◆ TASK STATEMENT
Set down the listing below verbatim, but only from its first line through the line containing "import matplotlib.pyplot as plt".

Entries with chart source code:
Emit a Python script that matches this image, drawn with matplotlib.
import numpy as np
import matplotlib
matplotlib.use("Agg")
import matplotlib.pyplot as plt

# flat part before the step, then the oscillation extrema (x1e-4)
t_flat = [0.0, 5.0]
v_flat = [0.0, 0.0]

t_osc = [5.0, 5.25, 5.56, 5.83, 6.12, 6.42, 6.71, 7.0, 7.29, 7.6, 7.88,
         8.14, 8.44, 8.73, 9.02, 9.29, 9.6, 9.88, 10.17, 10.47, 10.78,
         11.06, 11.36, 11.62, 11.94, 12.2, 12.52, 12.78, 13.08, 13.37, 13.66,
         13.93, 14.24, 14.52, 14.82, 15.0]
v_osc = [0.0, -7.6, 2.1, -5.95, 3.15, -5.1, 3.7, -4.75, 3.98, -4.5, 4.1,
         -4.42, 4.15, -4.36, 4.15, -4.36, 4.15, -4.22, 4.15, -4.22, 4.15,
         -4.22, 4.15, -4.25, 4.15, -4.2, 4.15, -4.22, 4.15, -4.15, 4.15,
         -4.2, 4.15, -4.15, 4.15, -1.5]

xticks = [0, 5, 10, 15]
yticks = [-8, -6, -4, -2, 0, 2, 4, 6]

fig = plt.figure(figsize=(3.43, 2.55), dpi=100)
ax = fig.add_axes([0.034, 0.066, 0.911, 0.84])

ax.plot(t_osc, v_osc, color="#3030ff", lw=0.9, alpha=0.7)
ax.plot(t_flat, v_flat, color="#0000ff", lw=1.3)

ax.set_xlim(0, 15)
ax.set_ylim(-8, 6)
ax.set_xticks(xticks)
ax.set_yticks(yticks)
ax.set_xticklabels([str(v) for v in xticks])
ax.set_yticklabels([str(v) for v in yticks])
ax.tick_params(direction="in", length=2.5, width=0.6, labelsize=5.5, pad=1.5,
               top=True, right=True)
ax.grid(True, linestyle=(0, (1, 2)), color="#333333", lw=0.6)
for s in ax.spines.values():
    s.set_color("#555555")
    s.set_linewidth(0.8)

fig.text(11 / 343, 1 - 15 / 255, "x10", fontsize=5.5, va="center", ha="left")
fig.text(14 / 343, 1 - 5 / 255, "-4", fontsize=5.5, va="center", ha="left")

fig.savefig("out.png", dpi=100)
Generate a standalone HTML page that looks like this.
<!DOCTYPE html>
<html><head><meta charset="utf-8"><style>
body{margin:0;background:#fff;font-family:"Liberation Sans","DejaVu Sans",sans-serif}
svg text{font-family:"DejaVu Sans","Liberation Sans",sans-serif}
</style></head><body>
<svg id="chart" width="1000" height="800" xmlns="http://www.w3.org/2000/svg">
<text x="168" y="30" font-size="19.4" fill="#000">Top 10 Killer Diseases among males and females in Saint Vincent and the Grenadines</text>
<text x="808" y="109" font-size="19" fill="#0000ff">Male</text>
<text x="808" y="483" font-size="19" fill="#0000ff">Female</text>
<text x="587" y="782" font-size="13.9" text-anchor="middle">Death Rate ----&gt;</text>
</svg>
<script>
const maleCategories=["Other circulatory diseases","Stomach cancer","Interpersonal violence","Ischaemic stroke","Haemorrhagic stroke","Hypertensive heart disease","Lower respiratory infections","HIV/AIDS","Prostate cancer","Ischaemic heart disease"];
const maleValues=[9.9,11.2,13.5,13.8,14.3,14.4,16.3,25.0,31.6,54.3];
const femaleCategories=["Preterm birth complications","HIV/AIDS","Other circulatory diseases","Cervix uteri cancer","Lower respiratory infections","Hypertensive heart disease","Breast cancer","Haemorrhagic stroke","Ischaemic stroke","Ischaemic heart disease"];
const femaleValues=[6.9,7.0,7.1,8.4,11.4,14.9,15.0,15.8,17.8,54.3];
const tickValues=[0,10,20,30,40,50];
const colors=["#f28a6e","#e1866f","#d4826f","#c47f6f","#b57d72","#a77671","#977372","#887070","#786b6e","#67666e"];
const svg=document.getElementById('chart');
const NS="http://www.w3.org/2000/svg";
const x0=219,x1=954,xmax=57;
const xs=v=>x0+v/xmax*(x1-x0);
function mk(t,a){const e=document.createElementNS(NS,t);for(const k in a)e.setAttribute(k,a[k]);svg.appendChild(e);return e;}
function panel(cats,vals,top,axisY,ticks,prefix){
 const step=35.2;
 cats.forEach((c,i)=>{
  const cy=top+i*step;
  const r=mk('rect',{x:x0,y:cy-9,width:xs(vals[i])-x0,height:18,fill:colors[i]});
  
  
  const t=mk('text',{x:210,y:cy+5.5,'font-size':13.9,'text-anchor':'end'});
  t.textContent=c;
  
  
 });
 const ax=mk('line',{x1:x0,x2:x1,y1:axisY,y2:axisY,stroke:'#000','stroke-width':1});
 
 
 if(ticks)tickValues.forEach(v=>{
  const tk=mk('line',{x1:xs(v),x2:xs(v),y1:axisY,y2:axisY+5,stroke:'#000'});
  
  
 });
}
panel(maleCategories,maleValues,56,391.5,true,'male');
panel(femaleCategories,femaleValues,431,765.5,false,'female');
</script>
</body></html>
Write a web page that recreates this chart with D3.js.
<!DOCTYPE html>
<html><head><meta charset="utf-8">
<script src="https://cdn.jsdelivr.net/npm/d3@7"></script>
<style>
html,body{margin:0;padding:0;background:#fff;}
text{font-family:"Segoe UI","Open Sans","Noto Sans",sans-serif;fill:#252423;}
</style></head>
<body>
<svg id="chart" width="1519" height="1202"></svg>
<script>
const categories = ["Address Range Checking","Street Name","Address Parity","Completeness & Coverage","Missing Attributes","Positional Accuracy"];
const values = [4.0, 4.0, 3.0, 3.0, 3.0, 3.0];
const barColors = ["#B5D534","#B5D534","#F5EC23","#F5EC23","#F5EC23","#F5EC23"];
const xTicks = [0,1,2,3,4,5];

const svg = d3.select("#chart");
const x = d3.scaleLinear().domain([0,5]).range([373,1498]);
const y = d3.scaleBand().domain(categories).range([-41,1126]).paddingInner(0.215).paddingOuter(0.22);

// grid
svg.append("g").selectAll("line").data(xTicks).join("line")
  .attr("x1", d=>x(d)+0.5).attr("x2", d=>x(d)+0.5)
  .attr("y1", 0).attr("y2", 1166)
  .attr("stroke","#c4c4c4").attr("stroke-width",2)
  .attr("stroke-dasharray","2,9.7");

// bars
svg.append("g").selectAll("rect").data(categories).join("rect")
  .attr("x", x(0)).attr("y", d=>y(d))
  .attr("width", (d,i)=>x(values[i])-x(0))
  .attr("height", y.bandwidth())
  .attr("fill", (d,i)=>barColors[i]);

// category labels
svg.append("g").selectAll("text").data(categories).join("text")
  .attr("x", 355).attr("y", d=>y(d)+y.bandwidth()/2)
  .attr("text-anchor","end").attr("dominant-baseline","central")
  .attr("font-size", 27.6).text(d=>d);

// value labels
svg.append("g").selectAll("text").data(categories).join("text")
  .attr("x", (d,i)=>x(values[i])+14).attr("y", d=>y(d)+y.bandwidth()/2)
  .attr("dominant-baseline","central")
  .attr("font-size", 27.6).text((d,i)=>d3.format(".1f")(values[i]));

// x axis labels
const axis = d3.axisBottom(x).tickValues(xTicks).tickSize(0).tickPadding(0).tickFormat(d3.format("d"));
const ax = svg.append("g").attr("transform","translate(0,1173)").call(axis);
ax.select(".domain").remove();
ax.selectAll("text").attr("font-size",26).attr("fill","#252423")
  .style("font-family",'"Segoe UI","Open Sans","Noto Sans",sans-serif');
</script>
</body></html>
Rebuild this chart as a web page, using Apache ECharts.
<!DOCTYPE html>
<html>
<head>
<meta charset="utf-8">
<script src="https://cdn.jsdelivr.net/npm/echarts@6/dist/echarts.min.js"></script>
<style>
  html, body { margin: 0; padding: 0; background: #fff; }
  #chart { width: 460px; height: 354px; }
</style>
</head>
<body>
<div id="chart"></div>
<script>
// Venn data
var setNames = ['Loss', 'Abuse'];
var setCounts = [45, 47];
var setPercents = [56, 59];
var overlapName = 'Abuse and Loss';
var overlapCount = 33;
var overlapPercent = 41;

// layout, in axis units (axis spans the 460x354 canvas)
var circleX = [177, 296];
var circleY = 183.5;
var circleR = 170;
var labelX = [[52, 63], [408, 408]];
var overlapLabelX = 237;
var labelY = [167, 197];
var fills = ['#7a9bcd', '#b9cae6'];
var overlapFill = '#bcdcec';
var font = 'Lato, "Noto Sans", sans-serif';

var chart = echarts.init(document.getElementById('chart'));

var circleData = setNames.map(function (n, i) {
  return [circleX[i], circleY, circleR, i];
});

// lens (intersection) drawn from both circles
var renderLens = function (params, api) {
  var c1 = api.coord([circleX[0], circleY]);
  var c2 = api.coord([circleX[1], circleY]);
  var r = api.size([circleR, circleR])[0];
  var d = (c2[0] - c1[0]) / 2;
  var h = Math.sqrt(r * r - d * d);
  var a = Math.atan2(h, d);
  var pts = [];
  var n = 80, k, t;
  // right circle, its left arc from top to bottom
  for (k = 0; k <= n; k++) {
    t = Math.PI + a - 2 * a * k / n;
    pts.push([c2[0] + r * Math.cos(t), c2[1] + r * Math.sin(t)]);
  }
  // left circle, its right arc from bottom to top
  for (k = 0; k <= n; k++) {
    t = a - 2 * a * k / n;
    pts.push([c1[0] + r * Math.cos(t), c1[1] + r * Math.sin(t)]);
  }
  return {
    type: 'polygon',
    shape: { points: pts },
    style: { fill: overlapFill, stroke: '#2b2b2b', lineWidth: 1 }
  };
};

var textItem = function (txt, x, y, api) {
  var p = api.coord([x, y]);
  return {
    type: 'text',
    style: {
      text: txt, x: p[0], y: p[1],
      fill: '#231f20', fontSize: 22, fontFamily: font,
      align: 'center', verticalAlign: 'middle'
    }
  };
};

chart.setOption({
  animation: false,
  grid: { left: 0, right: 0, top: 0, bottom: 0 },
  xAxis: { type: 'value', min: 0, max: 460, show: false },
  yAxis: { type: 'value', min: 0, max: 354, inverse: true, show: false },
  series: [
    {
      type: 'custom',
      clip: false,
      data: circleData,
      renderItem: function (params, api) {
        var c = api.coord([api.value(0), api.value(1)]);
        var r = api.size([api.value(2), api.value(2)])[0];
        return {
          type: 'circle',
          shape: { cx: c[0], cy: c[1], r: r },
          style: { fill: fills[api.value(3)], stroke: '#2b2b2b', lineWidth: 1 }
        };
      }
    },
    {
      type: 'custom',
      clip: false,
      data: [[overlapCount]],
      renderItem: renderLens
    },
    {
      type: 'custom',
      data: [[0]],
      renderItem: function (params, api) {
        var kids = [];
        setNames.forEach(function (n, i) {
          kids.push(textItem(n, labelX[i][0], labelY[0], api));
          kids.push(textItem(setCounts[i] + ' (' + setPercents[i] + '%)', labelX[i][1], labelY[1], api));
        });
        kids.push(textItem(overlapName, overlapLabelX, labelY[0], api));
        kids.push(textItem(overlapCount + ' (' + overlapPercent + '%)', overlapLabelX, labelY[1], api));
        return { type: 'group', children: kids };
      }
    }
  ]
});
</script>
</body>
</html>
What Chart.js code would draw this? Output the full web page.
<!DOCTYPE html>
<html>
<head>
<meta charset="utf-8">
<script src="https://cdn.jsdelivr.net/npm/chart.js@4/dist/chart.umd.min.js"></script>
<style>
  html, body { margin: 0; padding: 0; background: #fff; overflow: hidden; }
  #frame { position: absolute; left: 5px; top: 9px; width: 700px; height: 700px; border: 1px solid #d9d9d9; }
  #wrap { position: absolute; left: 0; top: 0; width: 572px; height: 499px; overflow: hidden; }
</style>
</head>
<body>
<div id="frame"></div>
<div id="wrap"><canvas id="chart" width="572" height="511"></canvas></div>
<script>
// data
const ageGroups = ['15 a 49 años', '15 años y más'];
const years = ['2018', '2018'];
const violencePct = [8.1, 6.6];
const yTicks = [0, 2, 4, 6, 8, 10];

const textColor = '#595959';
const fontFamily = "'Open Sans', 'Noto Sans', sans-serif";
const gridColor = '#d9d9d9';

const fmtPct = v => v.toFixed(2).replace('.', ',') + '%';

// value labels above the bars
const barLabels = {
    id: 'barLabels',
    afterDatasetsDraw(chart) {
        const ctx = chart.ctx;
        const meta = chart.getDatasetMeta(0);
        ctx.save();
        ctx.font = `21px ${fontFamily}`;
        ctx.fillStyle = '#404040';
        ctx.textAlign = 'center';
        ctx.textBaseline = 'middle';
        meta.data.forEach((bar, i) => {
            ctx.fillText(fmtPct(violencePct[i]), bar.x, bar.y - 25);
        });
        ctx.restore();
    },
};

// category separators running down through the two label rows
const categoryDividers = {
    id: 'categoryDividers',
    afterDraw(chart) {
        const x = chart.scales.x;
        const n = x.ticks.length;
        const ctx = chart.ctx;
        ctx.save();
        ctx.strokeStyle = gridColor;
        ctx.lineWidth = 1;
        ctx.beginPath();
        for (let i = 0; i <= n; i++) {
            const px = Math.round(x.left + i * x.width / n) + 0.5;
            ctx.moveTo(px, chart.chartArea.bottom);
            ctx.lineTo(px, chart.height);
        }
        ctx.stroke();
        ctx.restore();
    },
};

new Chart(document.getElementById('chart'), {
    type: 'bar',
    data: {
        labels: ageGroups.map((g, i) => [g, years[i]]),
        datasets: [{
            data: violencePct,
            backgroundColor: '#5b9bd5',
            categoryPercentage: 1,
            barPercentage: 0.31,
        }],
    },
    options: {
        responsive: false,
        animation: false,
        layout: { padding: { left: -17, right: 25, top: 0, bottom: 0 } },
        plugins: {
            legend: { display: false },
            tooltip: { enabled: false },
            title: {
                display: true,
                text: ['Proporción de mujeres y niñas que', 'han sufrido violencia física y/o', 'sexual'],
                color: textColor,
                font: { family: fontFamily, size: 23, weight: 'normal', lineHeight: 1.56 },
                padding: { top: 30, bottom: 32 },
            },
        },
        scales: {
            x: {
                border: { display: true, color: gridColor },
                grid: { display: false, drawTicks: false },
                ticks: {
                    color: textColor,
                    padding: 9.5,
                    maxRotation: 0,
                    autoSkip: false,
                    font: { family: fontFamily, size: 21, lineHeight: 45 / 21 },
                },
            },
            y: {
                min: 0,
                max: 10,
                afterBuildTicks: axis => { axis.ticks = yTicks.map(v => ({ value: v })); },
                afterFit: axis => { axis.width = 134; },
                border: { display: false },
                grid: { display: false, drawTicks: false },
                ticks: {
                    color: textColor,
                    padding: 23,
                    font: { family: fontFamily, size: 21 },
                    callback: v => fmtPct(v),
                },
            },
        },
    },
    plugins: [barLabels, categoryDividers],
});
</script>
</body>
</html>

◆ SOLUTION BELOW
Emit a Python script that matches this image, drawn with matplotlib.
import numpy as np
import matplotlib
matplotlib.use("Agg")
import matplotlib.pyplot as plt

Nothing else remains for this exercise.